US Strikes 3,000+ Iranian Targets In First Week Of Operation Epic Fury.hl

The Pentagon says US forces have hit more than 3,000 Iranian targets in just seven days, as Operation Epic Fury explodes into one of the most intense bombing campaigns of the 21st century and drags the entire Middle East to the brink.
US Central Command officials briefed that a “rolling 24/7 strike rhythm” by B‑52, B‑1 and B‑2 bombers, carrier jets, submarines and destroyers has pounded ballistic‑missile fields, underground “missile cities,” drone hubs, naval bases and Revolutionary Guard command bunkers from the Gulf coast to Iran’s central deserts.
Leaked satellite imagery shows scorched airbases, crumpled radar sites and entire industrial blocks turned into smoking craters.

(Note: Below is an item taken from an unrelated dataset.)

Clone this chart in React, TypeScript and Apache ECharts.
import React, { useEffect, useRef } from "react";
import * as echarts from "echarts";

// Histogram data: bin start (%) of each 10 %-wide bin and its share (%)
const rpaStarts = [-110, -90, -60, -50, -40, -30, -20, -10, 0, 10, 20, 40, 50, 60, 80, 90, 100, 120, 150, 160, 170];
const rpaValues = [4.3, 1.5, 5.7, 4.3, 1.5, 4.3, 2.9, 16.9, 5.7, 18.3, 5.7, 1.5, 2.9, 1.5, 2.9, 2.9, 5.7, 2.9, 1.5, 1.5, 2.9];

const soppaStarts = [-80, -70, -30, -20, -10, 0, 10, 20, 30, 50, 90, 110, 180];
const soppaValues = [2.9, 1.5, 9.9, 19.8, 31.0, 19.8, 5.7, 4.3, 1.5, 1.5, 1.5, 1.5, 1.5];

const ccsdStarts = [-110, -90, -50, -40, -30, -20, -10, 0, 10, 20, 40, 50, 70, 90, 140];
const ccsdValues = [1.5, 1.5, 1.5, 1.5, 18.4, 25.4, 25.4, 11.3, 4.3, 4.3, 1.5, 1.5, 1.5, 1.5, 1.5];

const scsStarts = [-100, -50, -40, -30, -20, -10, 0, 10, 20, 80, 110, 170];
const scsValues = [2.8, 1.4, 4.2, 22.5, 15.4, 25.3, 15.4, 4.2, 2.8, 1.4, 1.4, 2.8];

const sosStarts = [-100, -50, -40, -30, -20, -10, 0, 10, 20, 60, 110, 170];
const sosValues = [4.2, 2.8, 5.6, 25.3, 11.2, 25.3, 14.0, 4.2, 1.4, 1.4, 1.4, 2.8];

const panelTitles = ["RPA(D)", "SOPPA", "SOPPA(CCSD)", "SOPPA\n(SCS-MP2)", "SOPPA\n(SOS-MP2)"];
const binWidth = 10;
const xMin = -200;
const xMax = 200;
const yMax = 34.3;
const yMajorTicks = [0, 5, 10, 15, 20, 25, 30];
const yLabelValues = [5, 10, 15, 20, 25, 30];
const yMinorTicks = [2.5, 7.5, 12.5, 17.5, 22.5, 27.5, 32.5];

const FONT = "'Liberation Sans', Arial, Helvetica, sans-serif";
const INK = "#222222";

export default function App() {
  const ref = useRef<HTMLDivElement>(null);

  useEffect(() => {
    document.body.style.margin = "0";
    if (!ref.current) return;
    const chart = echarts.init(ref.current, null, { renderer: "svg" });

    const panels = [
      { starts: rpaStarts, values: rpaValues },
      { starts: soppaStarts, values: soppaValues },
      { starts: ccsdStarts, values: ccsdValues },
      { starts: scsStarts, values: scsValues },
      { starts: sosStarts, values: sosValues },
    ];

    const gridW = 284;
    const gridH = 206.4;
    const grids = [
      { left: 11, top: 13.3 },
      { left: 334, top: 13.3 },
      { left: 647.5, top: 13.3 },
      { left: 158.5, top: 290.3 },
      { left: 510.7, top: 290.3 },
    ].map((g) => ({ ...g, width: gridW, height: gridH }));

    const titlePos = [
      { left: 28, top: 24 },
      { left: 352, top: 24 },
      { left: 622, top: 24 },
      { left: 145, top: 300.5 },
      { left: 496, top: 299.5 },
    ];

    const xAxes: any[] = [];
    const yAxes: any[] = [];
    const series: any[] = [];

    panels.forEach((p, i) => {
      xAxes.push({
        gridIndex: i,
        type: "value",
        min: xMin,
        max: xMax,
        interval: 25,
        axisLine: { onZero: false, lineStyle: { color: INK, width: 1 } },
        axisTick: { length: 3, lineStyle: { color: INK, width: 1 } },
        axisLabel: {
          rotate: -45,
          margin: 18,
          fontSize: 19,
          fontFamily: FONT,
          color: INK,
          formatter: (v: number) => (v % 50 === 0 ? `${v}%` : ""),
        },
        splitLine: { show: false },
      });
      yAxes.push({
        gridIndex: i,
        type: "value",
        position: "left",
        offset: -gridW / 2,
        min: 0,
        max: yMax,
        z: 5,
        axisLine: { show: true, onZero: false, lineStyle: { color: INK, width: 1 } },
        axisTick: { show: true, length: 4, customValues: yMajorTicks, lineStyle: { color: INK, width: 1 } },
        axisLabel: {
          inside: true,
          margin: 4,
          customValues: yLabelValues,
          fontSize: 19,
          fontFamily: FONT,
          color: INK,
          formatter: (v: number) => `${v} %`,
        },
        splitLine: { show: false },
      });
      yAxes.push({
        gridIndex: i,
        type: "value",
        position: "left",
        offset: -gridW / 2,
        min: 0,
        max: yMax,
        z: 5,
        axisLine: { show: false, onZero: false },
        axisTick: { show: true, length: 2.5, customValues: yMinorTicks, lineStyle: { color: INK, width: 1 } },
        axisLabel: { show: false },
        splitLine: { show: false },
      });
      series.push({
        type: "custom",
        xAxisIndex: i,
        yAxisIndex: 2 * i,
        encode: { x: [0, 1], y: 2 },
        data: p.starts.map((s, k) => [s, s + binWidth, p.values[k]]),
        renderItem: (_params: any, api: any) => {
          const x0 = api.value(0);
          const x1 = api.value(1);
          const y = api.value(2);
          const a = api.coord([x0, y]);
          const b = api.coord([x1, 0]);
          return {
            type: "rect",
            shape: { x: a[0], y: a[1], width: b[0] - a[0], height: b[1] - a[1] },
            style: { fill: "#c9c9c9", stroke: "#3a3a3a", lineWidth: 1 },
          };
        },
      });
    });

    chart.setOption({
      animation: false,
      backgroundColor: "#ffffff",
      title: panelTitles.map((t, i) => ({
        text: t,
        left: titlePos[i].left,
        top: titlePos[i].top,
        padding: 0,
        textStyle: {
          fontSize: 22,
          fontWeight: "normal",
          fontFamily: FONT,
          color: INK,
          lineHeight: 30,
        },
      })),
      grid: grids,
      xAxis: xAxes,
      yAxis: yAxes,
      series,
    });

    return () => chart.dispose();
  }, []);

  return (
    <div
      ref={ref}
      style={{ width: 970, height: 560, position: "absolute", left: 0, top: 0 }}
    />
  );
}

Military planners boast that key nodes of Iran’s long‑range strike network have been “degraded by decades in a week,” claiming hundreds of launchers, depots and command posts are now out of action.

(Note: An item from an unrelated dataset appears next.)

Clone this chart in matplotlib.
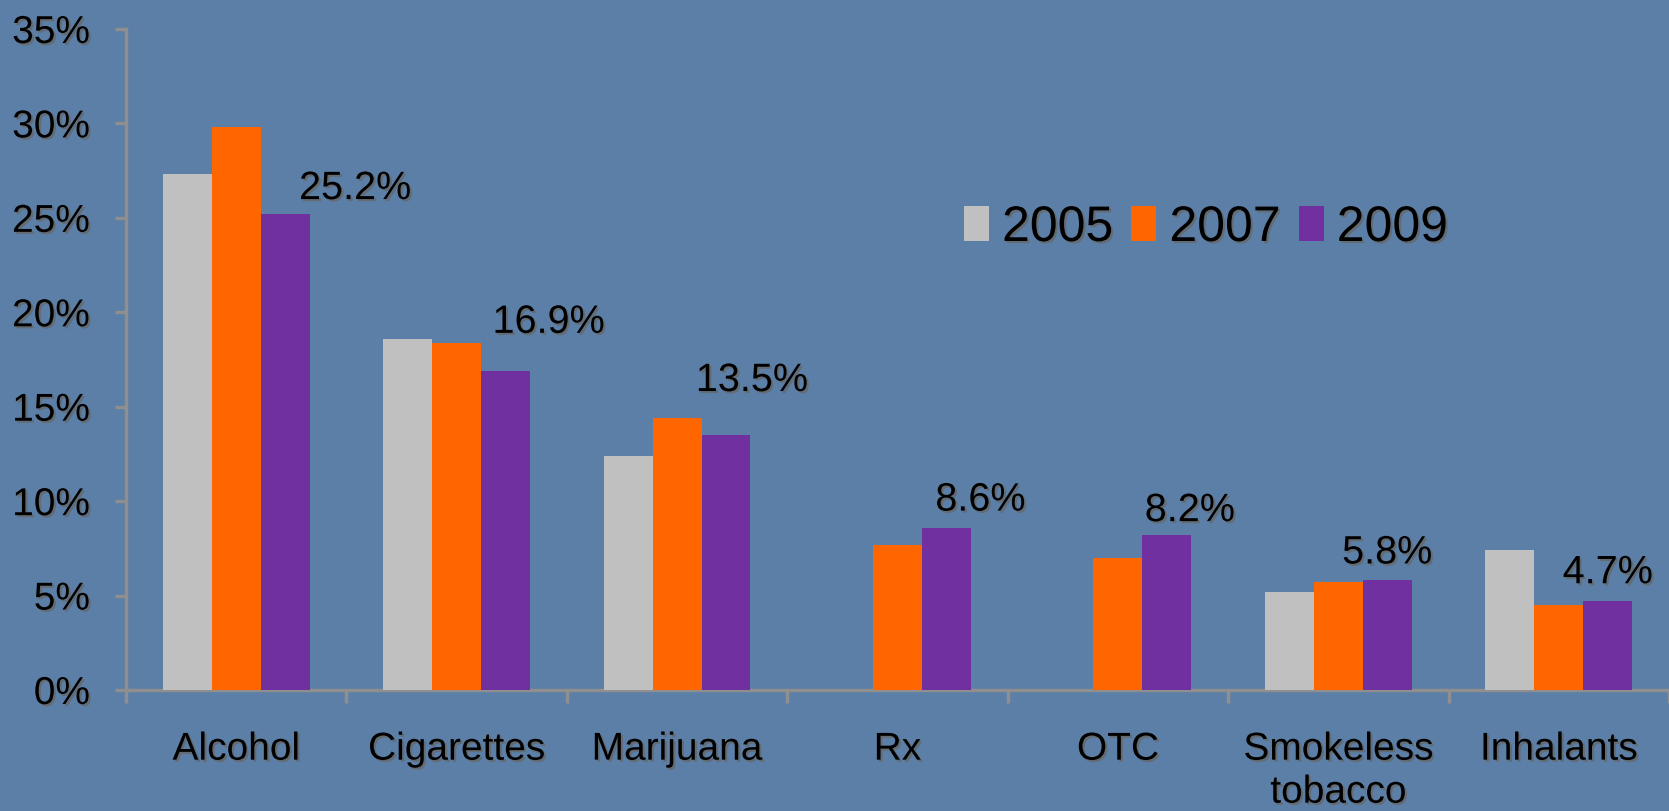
import numpy as np
import matplotlib
matplotlib.use("Agg")
import matplotlib.pyplot as plt
import matplotlib.patheffects as pe

categories = ["Alcohol", "Cigarettes", "Marijuana", "Rx", "OTC", "Smokeless\ntobacco", "Inhalants"]
years = ["2005", "2007", "2009"]
vals_2005 = [27.3, 18.6, 12.4, np.nan, np.nan, 5.2, 7.4]
vals_2007 = [29.8, 18.4, 14.4, 7.7, 7.0, 5.7, 4.5]
vals_2009 = [25.2, 16.9, 13.5, 8.6, 8.2, 5.8, 4.7]
yticks = [0, 5, 10, 15, 20, 25, 30, 35]

colors = ["#c0c0c0", "#ff6600", "#7030a0"]
bg = "#5b7fa7"
axis_grey = "#8f8f8f"
# hand placed label offsets (pixels right / pixels above bar top)
label_dx = [70, 43, 26, 34, 23, 0, 0]
label_dy = [15, 38, 44, 17, 14, 17, 18]

plt.rcParams['font.family'] = ['Liberation Sans', 'DejaVu Sans']
shadow = [pe.withSimplePatchShadow(offset=(1.5, -1.5), shadow_rgbFace='#666666', alpha=0.8)]

fig = plt.figure(figsize=(16.69, 8.11), dpi=100, facecolor=bg)
ax = fig.add_axes([126/1669, 121/811, 1 - 126/1669, (690-29)/811])
ax.set_facecolor(bg)

x = np.arange(len(categories))
w = 0.222
for i, (vals, c, yr) in enumerate(zip([vals_2005, vals_2007, vals_2009], colors, years)):
    ax.bar(x + (i - 1)*w, vals, w, color=c, label=yr, zorder=3)

for i in range(len(categories)):
    ax.annotate("%.1f%%" % vals_2009[i], xy=(x[i] + w, vals_2009[i]),
                xytext=(label_dx[i]*0.72, label_dy[i]*0.72), textcoords='offset points',
                ha='center', va='baseline', fontsize=28.5, color='black', path_effects=shadow)

ax.set_xlim(-0.5, len(categories) - 0.5)
ax.set_ylim(0, 35)
ax.set_yticks(yticks)
ax.set_yticklabels(["%d%%" % t for t in yticks])
ax.set_xticks(x)
ax.set_xticklabels(categories, linespacing=1.25)
ax.set_xticks(np.arange(-0.5, len(categories), 1), minor=True)

for s in ['top', 'right']:
    ax.spines[s].set_visible(False)
for s in ['left', 'bottom']:
    ax.spines[s].set_color(axis_grey)
    ax.spines[s].set_linewidth(2.5)

ax.tick_params(axis='y', length=8, width=2.5, color=axis_grey, pad=18, labelsize=28)
ax.tick_params(axis='x', which='major', length=0, pad=30, labelsize=28)
ax.tick_params(axis='x', which='minor', length=9, width=2.5, color=axis_grey)
for lab in ax.get_xticklabels() + ax.get_yticklabels():
    lab.set_path_effects(shadow)

leg = fig.legend(loc='center left', bbox_to_anchor=(964/1669, 1 - 228/811), ncol=3,
                 frameon=False, fontsize=36, handlelength=0.5, handleheight=0.7,
                 handletextpad=0.26, columnspacing=0.36, borderpad=0, borderaxespad=0)
for t in leg.get_texts():
    t.set_path_effects(shadow)

fig.savefig("out.png", dpi=100, facecolor=bg)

Tehran tells a different story. State media insists missiles and Shahed‑class drones are still being fired “on schedule,” while images from Iranian cities reveal hospitals overflowing, fuel lines lengthening and neighbourhoods rocked by nearby blasts. Officials accuse Washington of waging “total war” under the guise of self‑defence.
Allies are watching nervously. Oil prices are spiking, shipping insurers are edging away from Hormuz, and European diplomats warn that a campaign measured in thousands of targets can no longer be sold as a “limited operation.”
As another night of Epic Fury begins, one question now dominates war rooms and trading floors alike: is this brutal first week the shock that forces Iran to back down — or the opening chapter of a grinding air war that no one truly knows how to end?